Portuguese comedian and TV and radio presenter

Joana Marques (born 1986) is a Portuguese television and radio personality, comedian and scriptwriter. In April 2024 she was ranked ninth on a list of the 25 most influential women in Portugal in 2023. She is one of the most successful Portuguese comedians of the 2020s.

== Education ==
Marques was born on 3 January 1986. Her father, João Pedro Marques, is a historian and novelist. She has a degree in communication sciences from the Faculty of Social Sciences and Humanities of the NOVA University Lisbon.
== Career ==
In 2007, she began working as a scriptwriter. In 2012, she created and presented the programme Altos e Baixos on the Portuguese cable channel Canal Q with her then-future husband, Daniel Leitão. The title was a joke based on the considerable difference in height between the two. The programme ran for five seasons. Between 2012 and 2018, she worked at the Antena 3 radio station, where she participated in programmes such as As Donas da Casa, which she co-hosted with Ana Galvão, and Extremamente Desagradável. Her time at Antena 3 included the Toca a Todos event in December 2014, in which she, Galvão and Diogo Beja hosted a continuous 73-hour broadcast, with the aim of raising funds for the Catholic charity Caritas Portugal, in the fight against child poverty.

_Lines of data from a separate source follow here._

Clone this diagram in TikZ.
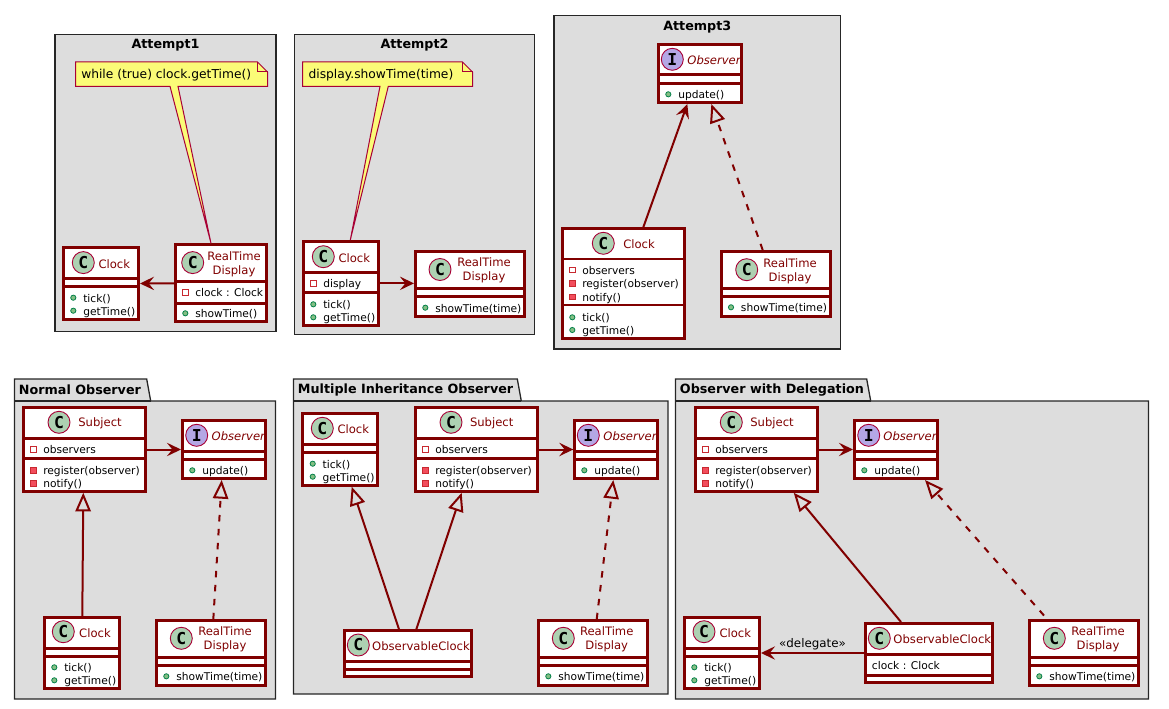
\documentclass[tikz,border=0pt]{standalone}
\usepackage{fontspec}
\setmainfont{DejaVu Sans}
\newfontfamily\iconfont{DejaVu Sans Mono}
\usetikzlibrary{arrows.meta, positioning}

\definecolor{boxred}{RGB}{128, 0, 0}
\definecolor{thinred}{RGB}{168, 0, 54}
\definecolor{framegray}{RGB}{221, 221, 221}
\definecolor{noteyellow}{RGB}{251, 251, 119}
\definecolor{iconC}{RGB}{173, 209, 178}
\definecolor{iconI}{RGB}{180, 167, 229}
\definecolor{privred}{RGB}{200, 41, 48}
\definecolor{methred}{RGB}{242, 77, 92}
\definecolor{pubgreen}{RGB}{3, 128, 72}
\definecolor{pubfill}{RGB}{132, 190, 132}

\newcommand{\px}{0.75pt}

\tikzset{
  framebox/.style={draw=black!85, fill=framegray, line width=1.3*\px},
  frametitle/.style={font=\fontsize{9.55}{11}\selectfont\bfseries, inner sep=0pt},
  classbox/.style={draw=boxred, fill=white, line width=3*\px, inner sep=0pt},
  sepline/.style={draw=boxred, line width=3*\px},
  septhin/.style={draw=boxred, line width=1.2*\px},
  iconbox/.style={circle, draw=thinred, line width=0.9*\px, inner sep=0pt, minimum size=22*\px,
    font=\iconfont\fontsize{12.3}{13}\selectfont\bfseries},
  classtitle/.style={text=boxred, align=center, inner sep=0pt,
    font=\fontsize{8.7}{10.5}\selectfont},
  membertext/.style={anchor=west, inner sep=0pt, text height=7pt, text depth=0.5pt,
    font=\fontsize{8}{10}\selectfont},
  notebody/.style={draw=thinred, fill=noteyellow, line width=1*\px},
  notetext/.style={anchor=west, inner sep=0pt, font=\fontsize{9.2}{11}\selectfont},
  assoc/.style={draw=boxred, line width=2*\px, -{Stealth[length=10.5pt, width=10pt, inset=4pt]}},
  inherit/.style={draw=boxred, line width=2*\px, -{Triangle[open, length=14pt, width=11.5pt]}},
  realize/.style={inherit, dash pattern=on 4.9pt off 5.6pt},
}

% name, then outer edges in pixels: left, top, right, bottom, then the two separators
\newcommand{\umlclass}[8][sepline]{
  \node[classbox, minimum width={(#5-#3-3)*\px}, minimum height={(#6-#4-3)*\px}]
    (#2) at ({(#3+#5)/2},{(#4+#6)/2}) {};
  \draw[#1] (#3+1,#7) -- (#5-1,#7);
  \draw[#1] (#3+1,#8) -- (#5-1,#8);
}
\newcommand{\umlhead}[6]{
  \node[iconbox, fill=icon#2] (#1-icon) at (#3,#4) {#2};
  \node[classtitle] (#1-title) at (#5,#4+1.2) {#6};
}
\newcommand{\umlpub}[4]{
  \draw[pubgreen, fill=pubfill, line width=0.8*\px] (#2,#3) circle (2.6*\px);
  \node[membertext] (#1) at (#2+9.7,#3) {#4};
}
\newcommand{\umlfield}[4]{
  \draw[privred, line width=0.8*\px] (#2-2.8,#3-2.8) rectangle (#2+2.8,#3+2.8);
  \node[membertext] (#1) at (#2+9.7,#3) {#4};
}
\newcommand{\umlmeth}[4]{
  \draw[privred, fill=methred, line width=0.8*\px] (#2-2.8,#3-2.8) rectangle (#2+2.8,#3+2.8);
  \node[membertext] (#1) at (#2+9.7,#3) {#4};
}
\newcommand{\umlframe}[6]{
  \draw[framebox] (#2,#3) rectangle (#4,#5);
  \node[frametitle] (#1) at ({(#2+#4)/2},#3+11) {#6};
}
\newcommand{\umlpack}[6]{
  \draw[framebox] (#2,379) -- (#4,379) -- (#4+4,401) -- (#3,401) -- (#3,#5) -- (#2,#5) -- cycle;
  \draw[black!85, line width=1.1*\px] (#2,401) -- (#4+4,401);
  \node[frametitle, anchor=west] (#1) at (#2+4.2,390) {#6};
}

\begin{document}
\begin{tikzpicture}[x=\px, y=-\px]
  \useasboundingbox (0,0) rectangle (1169,709);

  % Attempt 1
  \umlframe{att1}{55}{34.5}{276}{331.5}{Attempt1}
  \umlclass{rt1}{174}{243.3}{268}{323.3}{281.7}{303.3}
  \umlhead{rt1}{C}{192.7}{262.6}{234}{RealTime\\Display}
  \umlfield{rt1-a}{185.3}{292.3}{clock : Clock}
  \umlpub{rt1-b}{185.3}{313.3}{showTime()}
  \umlclass{clk1}{62.3}{246}{140}{321}{278}{286.7}
  \umlhead{clk1}{C}{83.3}{262.6}{114.3}{Clock}
  \umlpub{clk1-a}{73.3}{297.7}{tick()}
  \umlpub{clk1-b}{73.3}{310.7}{getTime()}
  \draw[assoc] (rt1.west) -- (clk1.east);
  \draw[notebody] (75.5,62) -- (257.5,62) -- (267.5,72) -- (267.5,86.3) -- (178,86.3)
    -- ([xshift=-10*\px]rt1.north) -- (170,86.3) -- (75.5,86.3) -- cycle;
  \draw[notebody, fill=none] (257.5,62) -- (257.5,72) -- (267.5,72);
  \node[notetext] (note1) at (81,75) {while (true) clock.getTime()};

  % Attempt 2
  \umlframe{att2}{294.5}{34.5}{534.5}{334.5}{Attempt2}
  \umlclass{clk2}{302.3}{240}{380}{326.7}{272.3}{292.3}
  \umlhead{clk2}{C}{323.3}{256.7}{354.3}{Clock}
  \umlfield{clk2-a}{313.3}{283.3}{display}
  \umlpub{clk2-b}{313.3}{304.3}{tick()}
  \umlpub{clk2-c}{313.3}{317.3}{getTime()}
  \umlclass{rt2}{414}{250}{526}{317.7}{288.3}{296}
  \umlhead{rt2}{C}{440}{269.5}{484}{RealTime\\Display}
  \umlpub{rt2-a}{425.3}{307.7}{showTime(time)}
  \draw[assoc] (clk2.east) -- (rt2.west |- clk2.east);
  \draw[notebody] (302.5,62) -- (462.5,62) -- (472.5,72) -- (472.5,86.3) -- (388.3,86.3)
    -- ([xshift=9.15*\px]clk2.north) -- (380,86.3) -- (302.5,86.3) -- cycle;
  \draw[notebody, fill=none] (462.5,62) -- (462.5,72) -- (472.5,72);
  \node[notetext] (note2) at (308.3,75) {display.showTime(time)};

  % Attempt 3
  \umlframe{att3}{554}{15.7}{840.5}{349}{Attempt3}
  \umlclass{obs3}{657.3}{43.3}{743}{104}{75}{83.3}
  \umlhead{obs3}{I}{672.3}{59.3}{714}{\itshape Observer}
  \umlpub{obs3-a}{668.3}{94.3}{update()}
  \umlclass[septhin]{clk3}{561}{227.3}{686}{340}{259}{305}
  \umlhead{clk3}{C}{603.3}{243.3}{639}{Clock}
  \umlfield{clk3-a}{572.3}{270}{observers}
  \umlmeth{clk3-b}{572.3}{283.3}{register(observer)}
  \umlmeth{clk3-c}{572.3}{296.7}{notify()}
  \umlpub{clk3-d}{572.3}{317.3}{tick()}
  \umlpub{clk3-e}{572.3}{330}{getTime()}
  \umlclass{rt3}{720}{250}{832}{318}{288.3}{296.7}
  \umlhead{rt3}{C}{746.7}{269.7}{790}{RealTime\\Display}
  \umlpub{rt3-a}{731}{307.3}{showTime(time)}
  \draw[assoc] ([xshift=19.8*\px]clk3.north) -- ([xshift=-12.85*\px]obs3.south);
  \draw[realize] ([xshift=-13.3*\px]rt3.north) -- ([xshift=11.2*\px]obs3.south);

  % Normal Observer
  \umlpack{pack1}{14.5}{275.5}{146.7}{699}{Normal Observer}
  \umlclass{sub4}{22.3}{406.3}{147}{492.7}{438.3}{458.7}
  \umlhead{sub4}{C}{59}{422.3}{100}{Subject}
  \umlfield{sub4-a}{33.3}{449.3}{observers}
  \umlmeth{sub4-b}{33.3}{470.3}{register(observer)}
  \umlmeth{sub4-c}{33.3}{483.3}{notify()}
  \umlclass{obs4}{181}{419.3}{267}{480}{451.7}{459.3}
  \umlhead{obs4}{I}{196.7}{435.3}{238.3}{\itshape Observer}
  \umlpub{obs4-a}{192.3}{470.3}{update()}
  \umlclass{clk4}{43.3}{616}{120.7}{690}{648.3}{656.7}
  \umlhead{clk4}{C}{63.3}{631.7}{95}{Clock}
  \umlpub{clk4-a}{54.3}{667.3}{tick()}
  \umlpub{clk4-b}{54.3}{680.3}{getTime()}
  \umlclass{rt4}{155}{619.3}{266.7}{687}{657.3}{665.7}
  \umlhead{rt4}{C}{181.3}{638.3}{225}{RealTime\\Display}
  \umlpub{rt4-a}{166.3}{676.3}{showTime(time)}
  \draw[assoc] (sub4.east) -- (obs4.west |- sub4.east);
  \draw[inherit] ([xshift=0.3*\px]clk4.north) -- ([xshift=-1.35*\px]sub4.south);
  \draw[realize] ([xshift=2.45*\px]rt4.north) -- ([xshift=-2.3*\px]obs4.south);

  % Multiple Inheritance Observer
  \umlpack{pack2}{293.5}{668}{517.3}{694}{Multiple Inheritance Observer}
  \umlclass{clk5}{301}{412.3}{379}{486.7}{444.3}{452.3}
  \umlhead{clk5}{C}{322.3}{428.3}{353.3}{Clock}
  \umlpub{clk5-a}{312.7}{463.7}{tick()}
  \umlpub{clk5-b}{312.7}{476.7}{getTime()}
  \umlclass{sub5}{414.3}{406.3}{539}{492.7}{438.3}{458.7}
  \umlhead{sub5}{C}{451}{422.3}{491.7}{Subject}
  \umlfield{sub5-a}{425.3}{449.3}{observers}
  \umlmeth{sub5-b}{425.3}{470.3}{register(observer)}
  \umlmeth{sub5-c}{425.3}{483.3}{notify()}
  \umlclass{obs5}{573.3}{419.3}{658.7}{480}{451.7}{459.3}
  \umlhead{obs5}{I}{588.3}{435.3}{630}{\itshape Observer}
  \umlpub{obs5-a}{584.3}{470.3}{update()}
  \umlclass{oc5}{343.3}{629.3}{472.7}{677.7}{661}{669.3}
  \umlhead{oc5}{C}{358.3}{645}{421}{ObservableClock}
  \umlclass{rt5}{537.3}{619.3}{648.7}{687}{657.3}{665.7}
  \umlhead{rt5}{C}{563.3}{638.3}{606.7}{RealTime\\Display}
  \umlpub{rt5-a}{548.3}{676.3}{showTime(time)}
  \draw[assoc] (sub5.east) -- (obs5.west |- sub5.east);
  \draw[inherit] ([xshift=-9*\px]oc5.north) -- ([xshift=11.7*\px]clk5.south);
  \draw[inherit] ([xshift=8.3*\px]oc5.north) -- ([xshift=-15*\px]sub5.south);
  \draw[realize] ([xshift=3.7*\px]rt5.north) -- ([xshift=-2.7*\px]obs5.south);

  % Observer with Delegation
  \umlpack{pack3}{675.5}{1148.5}{866.7}{699}{Observer with Delegation}
  \umlclass{sub6}{694}{406.3}{818.7}{492.7}{438.3}{458.7}
  \umlhead{sub6}{C}{731.3}{422.3}{772}{Subject}
  \umlfield{sub6-a}{705.3}{449.3}{observers}
  \umlmeth{sub6-b}{705.3}{470.3}{register(observer)}
  \umlmeth{sub6-c}{705.3}{483.3}{notify()}
  \umlclass{obs6}{853}{419.3}{939}{480}{451.7}{459.3}
  \umlhead{obs6}{I}{868.7}{435.3}{910}{\itshape Observer}
  \umlpub{obs6-a}{864.3}{470.3}{update()}
  \umlclass{clk6}{683.3}{616}{761}{690}{648.3}{656.7}
  \umlhead{clk6}{C}{704}{631.7}{735.3}{Clock}
  \umlpub{clk6-a}{694.3}{667.3}{tick()}
  \umlpub{clk6-b}{694.3}{680.3}{getTime()}
  \umlclass{oc6}{864}{622}{994}{684}{654}{675}
  \umlhead{oc6}{C}{879.3}{638.3}{942.3}{ObservableClock}
  \node[membertext] (oc6-a) at (871.7,665) {clock : Clock};
  \umlclass{rt6}{1028}{619.3}{1140.3}{687}{657.3}{665.7}
  \umlhead{rt6}{C}{1054.3}{638.3}{1098}{RealTime\\Display}
  \umlpub{rt6-a}{1039.3}{676.3}{showTime(time)}
  \draw[assoc] (sub6.east) -- (obs6.west |- sub6.east);
  \draw[inherit] ([xshift=-28*\px]oc6.north) -- ([xshift=37.35*\px]sub6.south);
  \draw[realize, shorten <=5*\px] ([xshift=-36.85*\px]rt6.north) -- ([xshift=29*\px]obs6.south);
  \draw[assoc] (oc6.west) -- node[above=1.5pt, inner sep=0pt, font=\fontsize{8.9}{10}\selectfont] (dlg6) {«delegate»} (clk6.east);
\end{tikzpicture}
\end{document}
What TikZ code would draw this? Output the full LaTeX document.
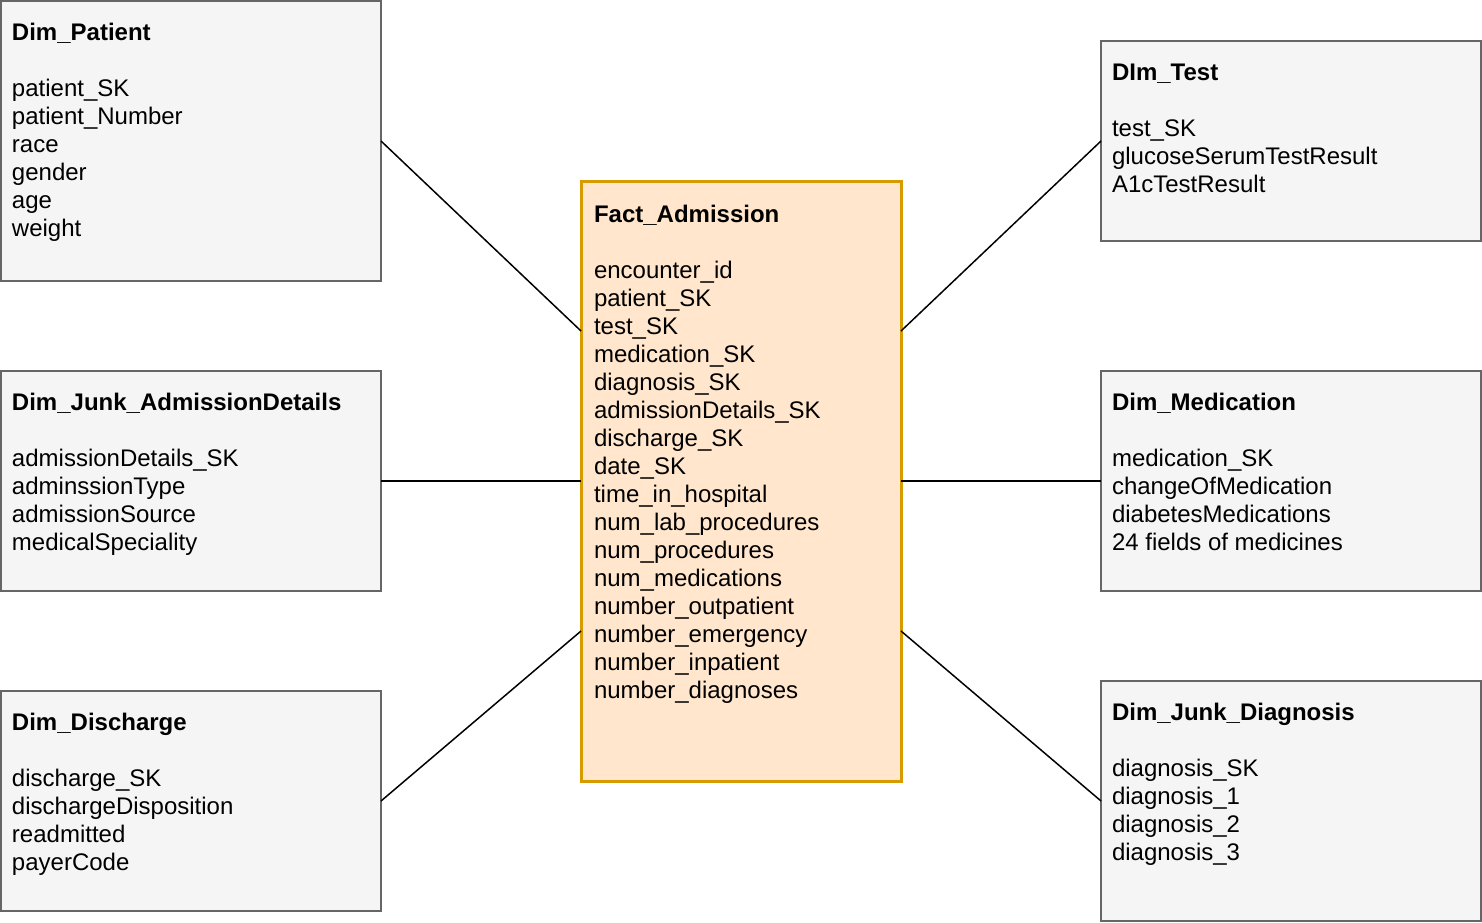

In December 2018, she left Antena 3, making her debut on Rádio Renascença the following month as one of the announcers on the programme As Três da Manhã, together with Galvão and Carla Rocha (Carla Rocha was subsequently replaced by Filipa Galvão, who was in turn replaced in 2021 by Inês Lopes Gonçalves). Her comedy section on the show, also named Extremamente Desagradável, became the most listened-to radio comedy show in Portugal. From 2020 onwards, she became a scriptwriter for the satirical SIC TV programme Isto É Gozar Com Quem Trabalha, starring Ricardo Araújo Pereira. In 2022, she was a judge on the 7th edition of Ídolos, being the only member of the jury who did not have a career linked to music.
== Writing and publications ==
In 2019, Marques published Vai correr tudo mal – O primeiro (e possível o último) livro de anti-ajuda and in 2022 she published Apontar é Feio. In 2022 and 2023 she wrote a column called Elefante na Sala, for Visão magazine, with the articles being published as a book in June 2024.
== Controversy ==
In July 2024, it was reported that the pop duo Anjos had taken legal action against Marques, demanding over one million euros in damages because she had shared on her Instagram page a montage that mocked the duo's performance of the Portuguese national anthem at the Algarve International Circuit before a race. In the montage, the performance is interspersed with expressions of displeasure on the part of the four judges of the 7th edition of Ídolos, including Marques herself.
== Awards ==
In 2021, Marques was a finalist for the award for best comedian of the year in Portugal, at the Hiena Awards. She was the only female candidate. In both 2022 and 2023, she received the Golden Globe for Digital Personality of the Year at the Portuguese Golden Globes, despite not having any exclusive content on the Internet besides her Instagram posts. In 2024, she was nominated for the same award. In 2022 she was the winner of the ACTIVA Inspiring Women Award, in the Arts category. In April 2024 she was ranked ninth on a list of the 25 most influential women in Portugal in 2023 by the Executiva web site, which is a web site for women.